Property Remains a Solid Investment

A virtuous combo of low interest rates and a tight rental market is sparking renewed interest in residential property among investors.

Interest rates have now fallen to such low levels that, for the first time in years, astute buyers are able to find a selection of “positively geared” (or “positive cash flow”) investment properties:

that is, dwellings where the rental income is greater than the mortgage repayments and other costs associated with owning the property.

This is in sharp contrast to the housing boom of recent times, when investors were willing to buy a property with rental income that was not sufficient to cover all their costs. That means they were negatively geared in the expectation of eventually making a healthy capital gain. In addition, they could generally expect tax benefits from their ongoing losses. However, experts warn these circumstances may not last. In particular, interest rates could eventually start heading back up again, while continuing rises in unemployment and other factors may place downward pressure on rent levels.

Steve McKnight, the founder of the website and author of From Zero To 130 Properties In 3.5 Years believes now is the right time to be taking advantage of the market and thinking about positive cash flow. “When I started buying in 1999 you could find positive cash flow properties but you were pretty much restricted to outer areas and regional areas,” he says. “But with interest rates coming down so far, positive cash flow properties are starting to crop up in metropolitan areas.”
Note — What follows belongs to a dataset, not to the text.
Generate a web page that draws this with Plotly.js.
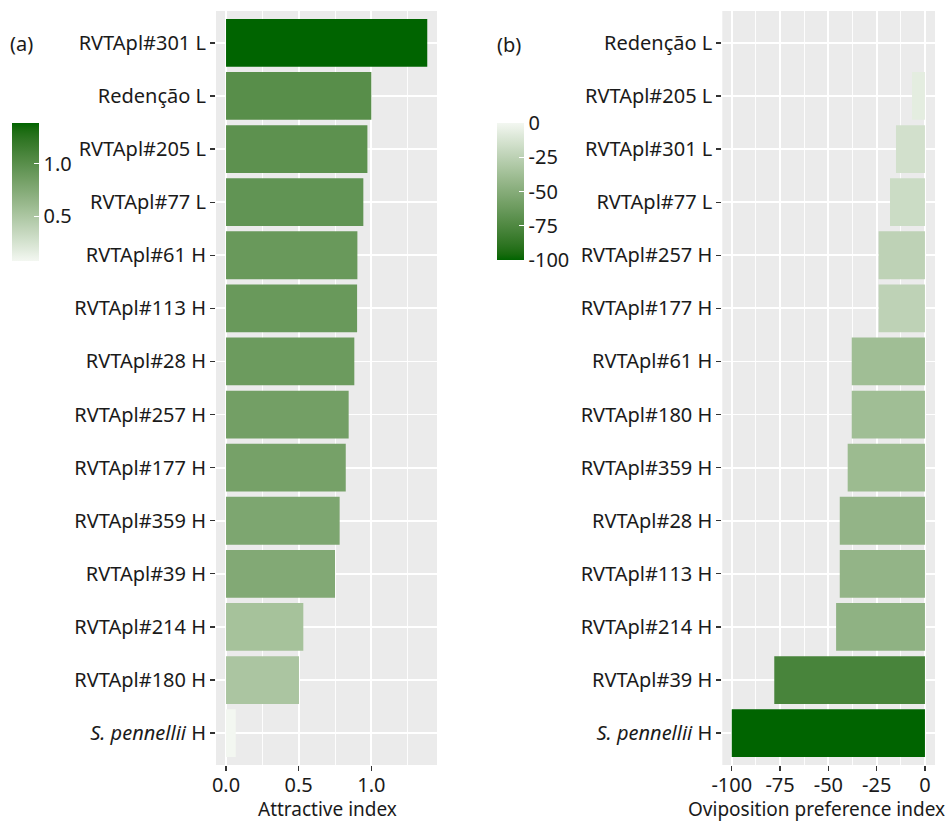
<!DOCTYPE html>
<html>
<head>
<meta charset="utf-8">
<script src="https://cdn.plot.ly/plotly-3.0.1.min.js"></script>
<style>
  html, body { margin: 0; padding: 0; background: #fff; }
  #chart { width: 951px; height: 823px; }
</style>
</head>
<body>
<div id="chart"></div>
<script>
// ---- Data ----
const catsA = ['RVTApl#301 L', 'Redenção L', 'RVTApl#205 L', 'RVTApl#77 L', 'RVTApl#61 H', 'RVTApl#113 H',
  'RVTApl#28 H', 'RVTApl#257 H', 'RVTApl#177 H', 'RVTApl#359 H', 'RVTApl#39 H', 'RVTApl#214 H',
  'RVTApl#180 H', '<i>S. pennellii</i> H'];
const attractiveIndex = [1.385, 1.0, 0.973, 0.945, 0.904, 0.902, 0.883, 0.844, 0.824, 0.782, 0.750, 0.532, 0.502, 0.067];

const catsB = ['Redenção L', 'RVTApl#205 L', 'RVTApl#301 L', 'RVTApl#77 L', 'RVTApl#257 H', 'RVTApl#177 H',
  'RVTApl#61 H', 'RVTApl#180 H', 'RVTApl#359 H', 'RVTApl#28 H', 'RVTApl#113 H', 'RVTApl#214 H',
  'RVTApl#39 H', '<i>S. pennellii</i> H'];
const ovipositionIndex = [0, -6.7, -15, -18.1, -24, -24, -37.9, -37.9, -40, -44.1, -44.1, -46, -78, -100];

const ticksA = [0, 0.5, 1.0];
const tickTextA = ['0.0', '0.5', '1.0'];
const ticksB = [-100, -75, -50, -25, 0];
const tickTextB = ['-100', '-75', '-50', '-25', '0'];
const cbTicksA = [0.5, 1.0];
const cbTickTextA = ['0.5', '1.0'];
const cbTicksB = [0, -25, -50, -75, -100];
const cbTickTextB = ['0', '-25', '-50', '-75', '-100'];
const titleA = 'Attractive index';
const titleB = 'Oviposition preference index';

// ---- Lab-space gradient pale -> darkgreen (like ggplot's scale_fill_gradient) ----
function hex2rgb(h) { return [parseInt(h.slice(1,3),16), parseInt(h.slice(3,5),16), parseInt(h.slice(5,7),16)]; }
function s2l(c) { c /= 255; return c <= 0.04045 ? c / 12.92 : Math.pow((c + 0.055) / 1.055, 2.4); }
function l2s(c) { const v = c <= 0.0031308 ? 12.92 * c : 1.055 * Math.pow(c, 1/2.4) - 0.055; return Math.max(0, Math.min(255, Math.round(v * 255))); }
const Wn = [0.95047, 1.0, 1.08883];
function f(t) { return t > 216/24389 ? Math.cbrt(t) : (24389/27 * t + 16) / 116; }
function finv(t) { return t*t*t > 216/24389 ? t*t*t : (116 * t - 16) / (24389/27); }
function rgb2lab(rgb) {
  const [r, g, b] = rgb.map(s2l);
  const X = 0.4124 * r + 0.3576 * g + 0.1805 * b;
  const Y = 0.2126 * r + 0.7152 * g + 0.0722 * b;
  const Z = 0.0193 * r + 0.1192 * g + 0.9505 * b;
  const fx = f(X / Wn[0]), fy = f(Y / Wn[1]), fz = f(Z / Wn[2]);
  return [116 * fy - 16, 500 * (fx - fy), 200 * (fy - fz)];
}
function lab2rgb(lab) {
  const fy = (lab[0] + 16) / 116, fx = fy + lab[1] / 500, fz = fy - lab[2] / 200;
  const X = Wn[0] * finv(fx), Y = Wn[1] * finv(fy), Z = Wn[2] * finv(fz);
  const r = 3.2406 * X - 1.5372 * Y - 0.4986 * Z;
  const g = -0.9689 * X + 1.8758 * Y + 0.0415 * Z;
  const b = 0.0557 * X - 0.2040 * Y + 1.0570 * Z;
  return [l2s(r), l2s(g), l2s(b)];
}
function labScale(lowHex, highHex, n) {
  const a = rgb2lab(hex2rgb(lowHex)), b = rgb2lab(hex2rgb(highHex));
  const out = [];
  for (let i = 0; i <= n; i++) {
    const t = i / n;
    const c = lab2rgb([a[0] + (b[0] - a[0]) * t, a[1] + (b[1] - a[1]) * t, a[2] + (b[2] - a[2]) * t]);
    out.push([t, 'rgb(' + c.join(',') + ')']);
  }
  return out;
}
const greenScale = labScale('#F3F7F1', '#006400', 24);

const FONT = '"Noto Sans", "Open Sans", sans-serif';
const TXT = '#1a1a1a';
const FS = 20;
const W = 951, H = 823;

const traceA = {
  type: 'bar', orientation: 'h',
  x: attractiveIndex, y: catsA,
  width: 0.9,
  xaxis: 'x', yaxis: 'y',
  marker: {
    color: attractiveIndex,
    colorscale: greenScale,
    cmin: Math.min(...attractiveIndex), cmax: Math.max(...attractiveIndex),
    line: { width: 0 },
    colorbar: {
      x: 12 / W, xanchor: 'left', xref: 'paper',
      y: 1 - 192.5 / H, yanchor: 'middle',
      len: 138, lenmode: 'pixels',
      thickness: 27, thicknessmode: 'pixels',
      outlinewidth: 0, xpad: 0, ypad: 0,
      tickmode: 'array', tickvals: cbTicksA, ticktext: cbTickTextA,
      ticks: 'inside', ticklen: 5, tickcolor: '#ffffff', tickwidth: 1,
      tickfont: { family: FONT, size: FS, color: TXT }
    }
  },
  hoverinfo: 'skip', showlegend: false
};

const traceB = {
  type: 'bar', orientation: 'h',
  x: ovipositionIndex, y: catsB,
  width: 0.9,
  xaxis: 'x2', yaxis: 'y2',
  marker: {
    color: ovipositionIndex,
    colorscale: greenScale, reversescale: true,
    cmin: Math.min(...ovipositionIndex), cmax: Math.max(...ovipositionIndex),
    line: { width: 0 },
    colorbar: {
      x: 497.5 / W, xanchor: 'left', xref: 'paper',
      y: 1 - 191.5 / H, yanchor: 'middle',
      len: 137, lenmode: 'pixels',
      thickness: 27, thicknessmode: 'pixels',
      outlinewidth: 0, xpad: 0, ypad: 0,
      tickmode: 'array', tickvals: cbTicksB, ticktext: cbTickTextB,
      ticks: 'inside', ticklen: 5, tickcolor: '#ffffff', tickwidth: 1,
      tickfont: { family: FONT, size: FS, color: TXT }
    }
  },
  hoverinfo: 'skip', showlegend: false
};

const yDomain = [1 - 765 / H, 1 - 11 / H];
const baseX = {
  showgrid: true, gridcolor: '#ffffff', gridwidth: 1.8,
  zeroline: false, showline: false,
  ticks: 'outside', ticklen: 5, tickwidth: 1.3, tickcolor: '#333333',
  tickfont: { family: FONT, size: FS, color: TXT },
  ticklabelstandoff: -3,
  tickmode: 'array', automargin: false, fixedrange: true
};
const baseY = {
  type: 'category',
  showgrid: true, gridcolor: '#ffffff', gridwidth: 1.8,
  zeroline: false, showline: false,
  ticks: 'outside', ticklen: 5, tickwidth: 1.3, tickcolor: '#333333',
  tickfont: { family: FONT, size: FS, color: TXT },
  range: [13.6, -0.6], domain: yDomain, automargin: false, fixedrange: true
};

const layout = {
  width: W, height: H,
  margin: { l: 0, r: 0, t: 0, b: 0 },
  paper_bgcolor: '#ffffff',
  plot_bgcolor: '#EBEBEB',
  font: { family: FONT, color: TXT },
  showlegend: false,
  xaxis: Object.assign({}, baseX, {
    domain: [216 / W, 437 / W], range: [-0.069, 1.452], anchor: 'y',
    tickvals: ticksA, ticktext: tickTextA,
    minor: { dtick: 0.25, tick0: 0, showgrid: true, gridcolor: '#ffffff', gridwidth: 0.9, ticks: '' }
  }),
  yaxis: Object.assign({}, baseY, {
    anchor: 'x', categoryorder: 'array', categoryarray: catsA
  }),
  xaxis2: Object.assign({}, baseX, {
    domain: [722.3 / W, 935 / W], range: [-104.9, 5.2], anchor: 'y2',
    tickvals: ticksB, ticktext: tickTextB,
    minor: { dtick: 12.5, tick0: 0, showgrid: true, gridcolor: '#ffffff', gridwidth: 0.9, ticks: '' }
  }),
  yaxis2: Object.assign({}, baseY, {
    anchor: 'x2', categoryorder: 'array', categoryarray: catsB
  }),
  annotations: [
    { text: '(a)', xref: 'paper', yref: 'paper', x: 8 / W, y: 1 - 43 / H, xanchor: 'left', yanchor: 'middle',
      showarrow: false, font: { family: FONT, size: FS, color: TXT } },
    { text: '(b)', xref: 'paper', yref: 'paper', x: 495 / W, y: 1 - 45 / H, xanchor: 'left', yanchor: 'middle',
      showarrow: false, font: { family: FONT, size: FS, color: TXT } },
    { text: titleA, xref: 'paper', yref: 'paper', x: 327 / W, y: 0, xanchor: 'center', yanchor: 'bottom',
      showarrow: false, borderpad: 0, font: { family: FONT, size: 19, color: TXT } },
    { text: titleB, xref: 'paper', yref: 'paper', x: 816 / W, y: 0, xanchor: 'center', yanchor: 'bottom',
      showarrow: false, borderpad: 0, font: { family: FONT, size: 19, color: TXT } }
  ]
};

Plotly.newPlot('chart', [traceA, traceB], layout, { displayModeBar: false, staticPlot: true });
</script>
</body>
</html>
For buyers who plan to borrow about 80 per cent of the value of a property, he uses what he calls “the 1 per cent rule” as a quick means to judge whether the investment will be cash flow positive. “Find out what interest rate you can borrow at, which is a reasonably easy task, and then you add 1 per cent to it,” he says. “All your costs are covered by that 1 per cent. So if you borrow at 5 per cent, then add 1 per cent and that 6 per cent becomes the minimum return you require on your investment.” But Rory McLeod, the national director of research at Colliers International, issues a warning: “There is a slight trap there, which is that interest rates are at historical lows and therefore the upside risks are quite pronounced,” he says. “In a year or two we can imagine that interest rates will have stopped falling. “Then, with all the stimulus packages and the borrowings from the Government we could possibly see a resurgence in inflation during the recovery phase. That will lead the Government to raise interest rates, which will put pressure on home buyers. If they are currently paying 5 per cent and the rate rises to an historically more normal 7.5per cent, that is a 50 per cent increase.” He also cautions against expecting rents to continue rising. “We may have hit a ceiling in rental affordability,” McLeod says. “I have a number of bits of anecdotal evidence that say people are handing back their keys and moving back in with their parents. Things like that.

“They just cannot afford to continue to pay escalating rentals. It is very difficult to quantify but I think we are going to see lifestyle changes, because people find housing is unaffordable. “Most renters are in their 20s. So they go back to mum and dad and try to save up for a deposit. “Or, alternatively, they start living more densely. Instead of having only two people in a two-bedroom apartment you might end up getting a couple and a single moving in – something like that.”

Unemployment is the other issue that has the potential to upset all predictions. Few doubt it will continue to rise. “The issue of unemployment is certainly the wild card, there is no question about it,” says Monique Sasson Wakelin, director at Wakelin Property Advisory. Consequently, she does not expect rents to rise much further. “The expectation of rents continuing to rise stratospherically is unrealistic,” she says. “But I do not see them falling. I expect them to remain fairly firm.” Like many experts, she points to a looming housing shortage as the main contributing factor. This is highlighted in the March edition of ANZ Property Outlook. The report says: “Underlying housing demand is running at just over 180,000 per annum, while new housing supply is shrinking rapidly.
“Building approvals have collapsed in the past year and completions in 2009-10 could fall below 120,000. Australia currently has one of the (if not the) strongest population growth rates in the developed world and even if skilled migration targets were cut to zero in the years ahead in response to fears of rising unemployment, underlying housing demand would still be 150,000 in 2010.